Keskin, Vekil Güler'in açıklamaları nedeniyle CHP Adıyaman Milletvekili Salih Fırat'a da yüklendi. Keskin, Fırat'ın siyasi etikten yoksun olduğunu ima ederek, şunları söyledi: "İstifa edebilir. Bence bu yüzden istifa eden bir siyaset adamının eğer biraz siyaset etiği, anlayışı varsa herhalde Adıyamanlılara teslim etmesi gerekiyordu. Türk siyasetinin en büyük yozlaşması budur. Yani adıyaman'daki seçmen yurttaşlarımız oy verirken bir kere veya arkadaşımız oy isterken böyle yapay gerekçelerle partimden istifa edip, vekilliğimi sürdüreceğim diye bir açıklama yapmış mıdır? Böyle bir açıklama yapsaydı acaba seçilme şansını yakalayabilir miydi? Türk siyasetinin bu siyasi etik dışı davranışlardan da temizlenmesi gerekiyor. Arkadaşımızın istifasına herhalde Adıyamanlılar en doğru sağlıklı yanıtı vereceklerdir. "

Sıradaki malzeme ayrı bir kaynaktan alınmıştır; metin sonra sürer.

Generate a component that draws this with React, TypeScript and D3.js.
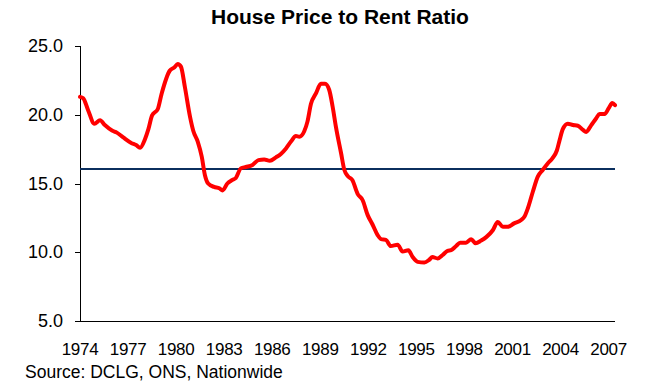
import React from "react"
import * as d3 from "d3"

const WIDTH = 664
const HEIGHT = 386
const FONT = "Arial, 'Liberation Sans', sans-serif"

// readings: year (decimal) and ratio
const years = [
	1974.0, 1974.2, 1974.5, 1974.9, 1975.25, 1975.55, 1976.0, 1976.3, 1976.7, 1977.2,
	1977.5, 1977.75, 1978.05, 1978.27, 1978.5, 1978.85, 1979.1, 1979.6, 1979.9, 1980.1,
	1980.3, 1980.55, 1980.87, 1981.08, 1981.35, 1981.6, 1981.8, 1982.0, 1982.37, 1982.7,
	1982.9, 1983.2, 1983.5, 1983.73, 1984.04, 1984.35, 1984.77, 1985.14, 1985.5, 1985.85,
	1986.23, 1986.54, 1986.86, 1987.17, 1987.48, 1987.69, 1988.0, 1988.2, 1988.42, 1988.73,
	1989.04, 1989.3, 1989.56, 1989.77, 1989.98, 1990.3, 1990.5, 1990.75, 1991.0, 1991.33,
	1991.64, 1991.96, 1992.27, 1992.58, 1992.8, 1993.1, 1993.4, 1993.83, 1994.14, 1994.5,
	1994.77, 1995.08, 1995.5, 1995.8, 1996.0, 1996.33, 1996.64, 1996.95, 1997.17, 1997.48,
	1997.73, 1998.1, 1998.42, 1998.7, 1999.04, 1999.36, 1999.77, 2000.08, 2000.4, 2000.7,
	2001.1, 2001.54, 2001.75, 2001.96, 2002.27, 2002.58, 2002.9, 2003.2, 2003.5, 2003.77,
	2003.94, 2004.14, 2004.45, 2004.77, 2005.08, 2005.4, 2005.6, 2005.92, 2006.23, 2006.44,
	2006.75, 2007.02, 2007.23, 2007.4,
]

const ratio = [
	21.3, 21.2, 20.35, 19.35, 19.6, 19.25, 18.85, 18.7, 18.35, 17.95,
	17.8, 17.6, 18.2, 18.95, 19.95, 20.4, 21.55, 23.2, 23.45, 23.7,
	23.5, 22.0, 19.85, 18.8, 18.05, 16.95, 15.6, 15.0, 14.75, 14.65,
	14.5, 15.0, 15.25, 15.4, 16.1, 16.2, 16.35, 16.7, 16.75, 16.65,
	16.9, 17.15, 17.55, 18.05, 18.45, 18.4, 18.8, 19.5, 20.8, 21.55,
	22.25, 22.25, 21.8, 20.6, 19.1, 17.2, 16.0, 15.5, 15.25, 14.25,
	13.8, 12.7, 12.0, 11.25, 10.95, 10.9, 10.45, 10.55, 10.05, 10.15,
	9.65, 9.3, 9.25, 9.45, 9.65, 9.55, 9.8, 10.1, 10.15, 10.45,
	10.7, 10.7, 10.95, 10.65, 10.85, 11.1, 11.6, 12.2, 11.85, 11.85,
	12.1, 12.35, 12.6, 13.2, 14.4, 15.5, 16.0, 16.45, 16.85, 17.4,
	18.15, 18.95, 19.35, 19.25, 19.2, 18.9, 18.75, 19.25, 19.75, 20.05,
	20.05, 20.5, 20.85, 20.7,
]

// long-run average line
const averageRatio = 16.05

const xTickYears = [1974, 1977, 1980, 1983, 1986, 1989, 1992, 1995, 1998, 2001, 2004, 2007]
const yTicks = [5, 10, 15, 20, 25]

const margin = { top: 46, right: 49, bottom: 65, left: 80 }

const App = () => {
	const x = d3
		.scaleLinear()
		.domain([1974, 2007.4])
		.range([margin.left, WIDTH - margin.right])

	const y = d3
		.scaleLinear()
		.domain([5, 25])
		.range([HEIGHT - margin.bottom, margin.top])

	const points: [number, number][] = years.map((yr, i) => [yr, ratio[i]])

	const line = d3
		.line<[number, number]>()
		.x((d) => x(d[0]))
		.y((d) => y(d[1]))
		.curve(d3.curveMonotoneX)

	const [x0, x1] = x.range()
	const yBase = y(5)

	return (
		<div style={{ position: "absolute", left: 0, top: 0 }}>
			<svg width={WIDTH} height={HEIGHT} style={{ display: "block", background: "#fff" }}>
				<text
					x={340}
					y={24}
					textAnchor="middle"
					fontFamily={FONT}
					fontWeight="bold"
					fontSize={21}
					fill="#000"
				>
					House Price to Rent Ratio
				</text>

				{/* y axis */}
				<line x1={x0 + 0.5} x2={x0 + 0.5} y1={y(25)} y2={yBase} stroke="#000" strokeWidth={1} />
				{yTicks.map((t) => (
					<g key={t}>
						<line x1={x0 - 5} x2={x0} y1={Math.round(y(t)) + 0.5} y2={Math.round(y(t)) + 0.5} stroke="#000" />
						<text
							x={63}
							y={y(t) + 6}
							textAnchor="end"
							fontFamily={FONT}
							fontSize={18}
							fill="#000"
						>
							{t.toFixed(1)}
						</text>
					</g>
				))}

				{/* x axis */}
				<line x1={x0} x2={x1} y1={Math.round(yBase) + 0.5} y2={Math.round(yBase) + 0.5} stroke="#000" strokeWidth={1} />
				{xTickYears.map((t) => (
					<text
						key={t}
						x={x(t)}
						y={355}
						textAnchor="middle"
						fontFamily={FONT}
						fontSize={17}
						letterSpacing={-0.3}
						fill="#000"
					>
						{t}
					</text>
				))}

				<line
					x1={x0}
					x2={x1}
					y1={y(averageRatio)}
					y2={y(averageRatio)}
					stroke="#0b2f5e"
					strokeWidth={2}
				/>

				<path
					d={line(points) ?? ""}
					fill="none"
					stroke="#ff0000"
					strokeWidth={4}
					strokeLinejoin="round"
					strokeLinecap="round"
				/>

				<text x={25} y={378} fontFamily={FONT} fontSize={17.5} fill="#000">
					Source: DCLG, ONS, Nationwide
				</text>
			</svg>
		</div>
	)
}

export default App
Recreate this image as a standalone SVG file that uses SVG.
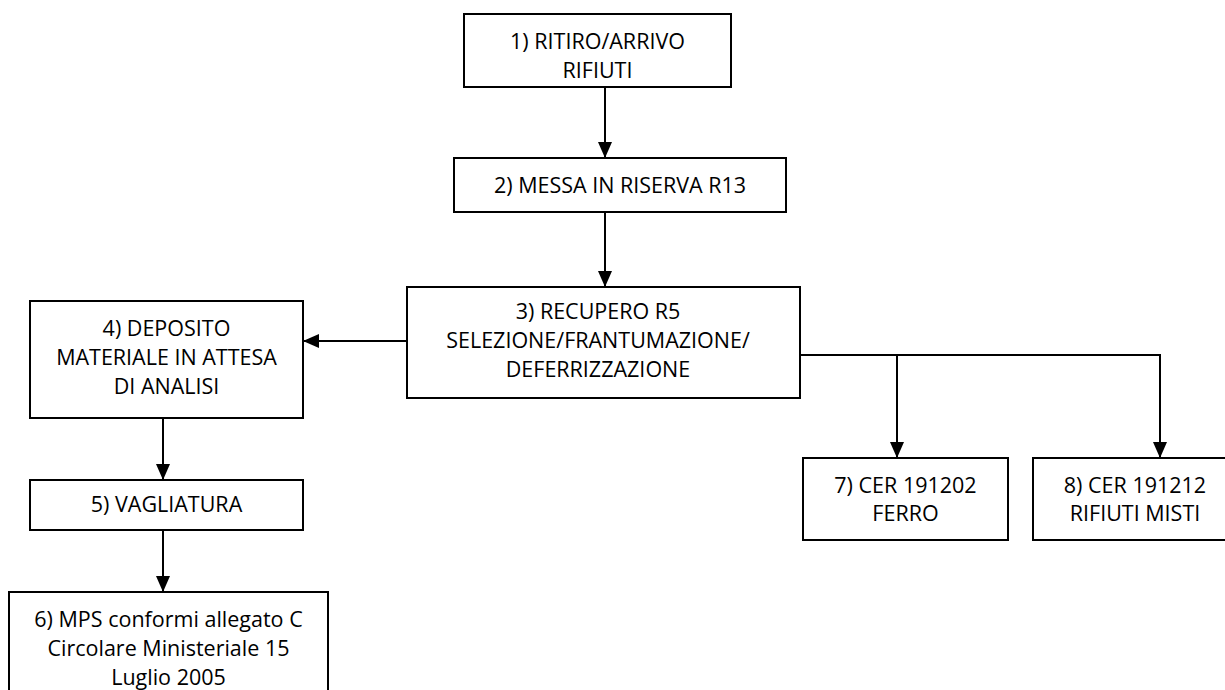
<svg xmlns="http://www.w3.org/2000/svg" width="1225" height="690" viewBox="0 0 1225 690">
<style>
.box{fill:#fff;stroke:#000;stroke-width:2}
.t{font-family:"Open Sans","Liberation Sans",sans-serif;font-size:21.5px;fill:#000;text-anchor:middle}
.c{fill:none;stroke:#000;stroke-width:2}
</style>
<defs>
<marker id="ah" markerWidth="16" markerHeight="14" refX="16" refY="7" orient="auto" markerUnits="userSpaceOnUse">
<path d="M0,0 L16,7 L0,14 Z" fill="#000"/>
</marker>
</defs>
<rect width="1225" height="690" fill="#fff"/>
<g id="connectors">
<path class="c" d="M605,87 V158" marker-end="url(#ah)"/>
<path class="c" d="M605,212 V287" marker-end="url(#ah)"/>
<path class="c" d="M407,341 H303" marker-end="url(#ah)"/>
<path class="c" d="M800,355 H1160 V458" marker-end="url(#ah)"/>
<path class="c" d="M897,355 V458" marker-end="url(#ah)"/>
<path class="c" d="M163,418 V480" marker-end="url(#ah)"/>
<path class="c" d="M163,530 V592" marker-end="url(#ah)"/>
</g>
<g id="n1">
<rect class="box" x="464" y="14" width="267" height="73"/>
<text class="t" x="597.5" y="49">1) RITIRO/ARRIVO</text>
<text class="t" x="597.5" y="78">RIFIUTI</text>
</g>
<g id="n2">
<rect class="box" x="454" y="158" width="332" height="54"/>
<text class="t" x="620" y="193">2) MESSA IN RISERVA R13</text>
</g>
<g id="n3">
<rect class="box" x="407" y="287" width="393" height="111"/>
<text class="t" x="598" y="319">3) RECUPERO R5</text>
<text class="t" x="598" y="348">SELEZIONE/FRANTUMAZIONE/</text>
<text class="t" x="598" y="377">DEFERRIZZAZIONE</text>
</g>
<g id="n4">
<rect class="box" x="30" y="301" width="273" height="117"/>
<text class="t" x="166.5" y="336">4) DEPOSITO</text>
<text class="t" x="166.5" y="365">MATERIALE IN ATTESA</text>
<text class="t" x="166.5" y="394">DI ANALISI</text>
</g>
<g id="n5">
<rect class="box" x="30" y="480" width="273" height="50"/>
<text class="t" x="166.5" y="512">5) VAGLIATURA</text>
</g>
<g id="n6">
<rect class="box" x="9" y="592" width="319" height="110"/>
<text class="t" x="168.5" y="627">6) MPS conformi allegato C</text>
<text class="t" x="168.5" y="656">Circolare Ministeriale 15</text>
<text class="t" x="168.5" y="685">Luglio 2005</text>
</g>
<g id="n7">
<rect class="box" x="803" y="458" width="205" height="82"/>
<text class="t" x="905.5" y="493">7) CER 191202</text>
<text class="t" x="905.5" y="521">FERRO</text>
</g>
<g id="n8">
<rect class="box" x="1033" y="458" width="204" height="82"/>
<text class="t" x="1135" y="493">8) CER 191212</text>
<text class="t" x="1135" y="521">RIFIUTI MISTI</text>
</g>
</svg>
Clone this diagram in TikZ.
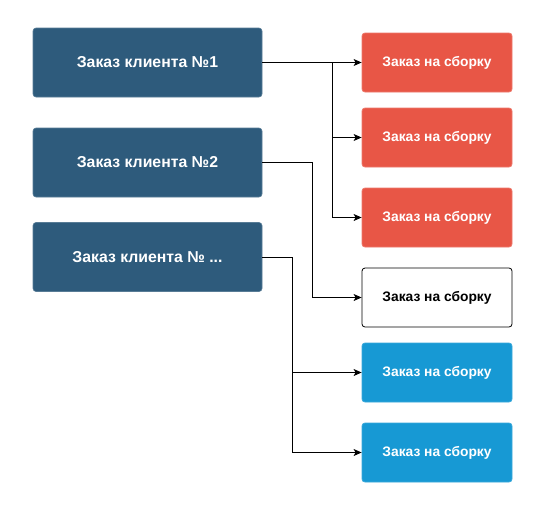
\documentclass[tikz,border=0pt]{standalone}
\usepackage{fontspec}
\setmainfont{Liberation Sans}
\usetikzlibrary{arrows.meta}
\definecolor{cdark}{HTML}{2E5B7C}
\definecolor{cred}{HTML}{E85646}
\definecolor{cblue}{HTML}{1799D4}
\begin{document}
\begin{tikzpicture}[x=1pt,y=-1pt,
  client/.style={rounded corners=3pt, fill=cdark, draw=cdark!80!white, line width=0.6pt, minimum width=229pt, minimum height=69pt, inner sep=0pt, text=white, font=\bfseries\fontsize{15.8}{18}\selectfont},
  part/.style={rounded corners=3pt, minimum width=150pt, minimum height=59pt, inner sep=0pt, line width=0.8pt, font=\bfseries\fontsize{13.8}{16}\selectfont},
  redp/.style={part, fill=cred, draw=cred!80!white, text=white},
  bluep/.style={part, fill=cblue, draw=cblue!85!white, text=white},
  whitep/.style={part, fill=white, draw=black, text=black},
  conn/.style={line width=0.9pt, draw=black, -{Stealth[length=8pt,width=7pt,inset=2pt]}},
  plain/.style={line width=0.9pt, draw=black}]
\useasboundingbox (0,0) rectangle (546,504);
\node[client] (b1) at (147.5,62.5) {Заказ клиента №1};
\node[client] (b2) at (147.5,162.5) {Заказ клиента №2};
\node[client] (b3) at (147.5,257) {Заказ клиента № ...};
\node[redp] (r1) at (437,62.5) {Заказ на сборку};
\node[redp] (r2) at (437,137.5) {Заказ на сборку};
\node[redp] (r3) at (437,217.5) {Заказ на сборку};
\node[whitep] (r4) at (437,297.5) {Заказ на сборку};
\node[bluep] (r5) at (437,372.5) {Заказ на сборку};
\node[bluep] (r6) at (437,452.5) {Заказ на сборку};
\coordinate (j1) at (332.5,62.5);
\coordinate (j2) at (312.5,162.5);
\coordinate (j3) at (292.5,257);
\draw[conn] (b1.east) -- (r1.west);
\draw[conn] (j1) |- (r2.west);
\draw[conn] (j1) |- (r3.west);
\draw[plain] (b2.east) -- (j2);
\draw[conn] (j2) |- (r4.west);
\draw[plain] (b3.east) -- (j3);
\draw[conn] (j3) |- (r5.west);
\draw[conn] (j3) |- (r6.west);
\end{tikzpicture}
\end{document}
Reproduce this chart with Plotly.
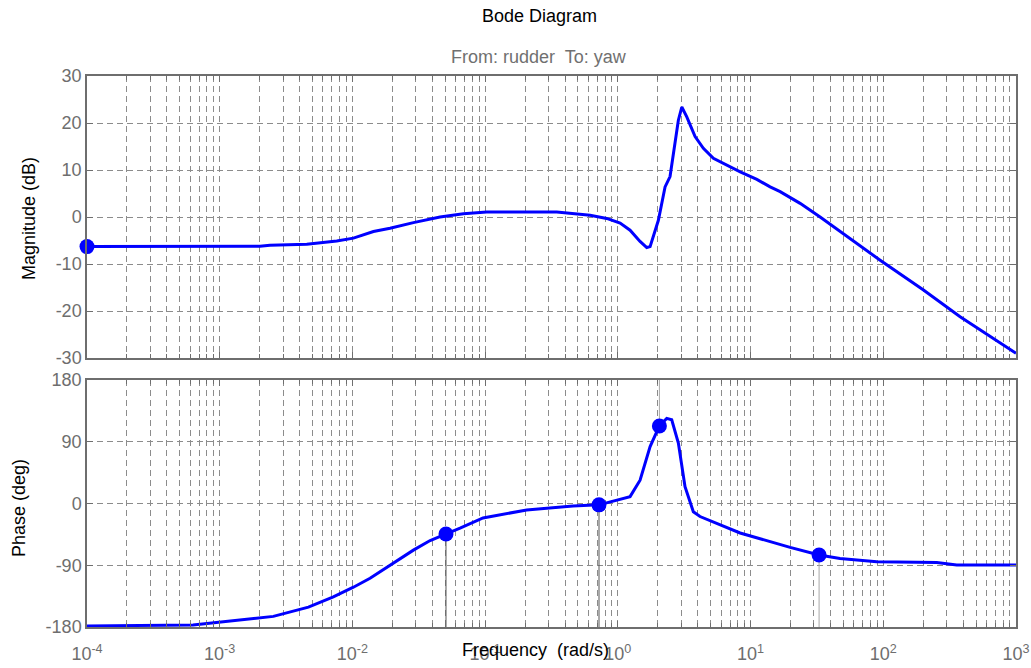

Keskin, eleştirilerinde medyayı da eleştirmekten geri durmayarak, CHP'li vekiller Hüseyin Aygün ve Birgül Ayman Güler'in açıklamalarının bazı medya organlarınca özellikle sakız gibi ele alınmasına tepki gösterdi ve şöyle konuştu: "Birgül Ayman'ın ve Hüseyin Aygün'ün konuşmasını sakız gibi ele alıp sürekli şekilde CHP'yi eleştiren köşe yazarlarımız, gazetecilerimiz acaba bir Başbakana yakışmayacak şekilde açıklamalar yapan, Başbakanın açıklamalarında neden sessizliği yeğlemişlerdir. Tüm bunlar CHP'ye karşı iktidarın başarısızlıkları ortaya çıktıkça gündem değiştirmeye yönelik çabalardır".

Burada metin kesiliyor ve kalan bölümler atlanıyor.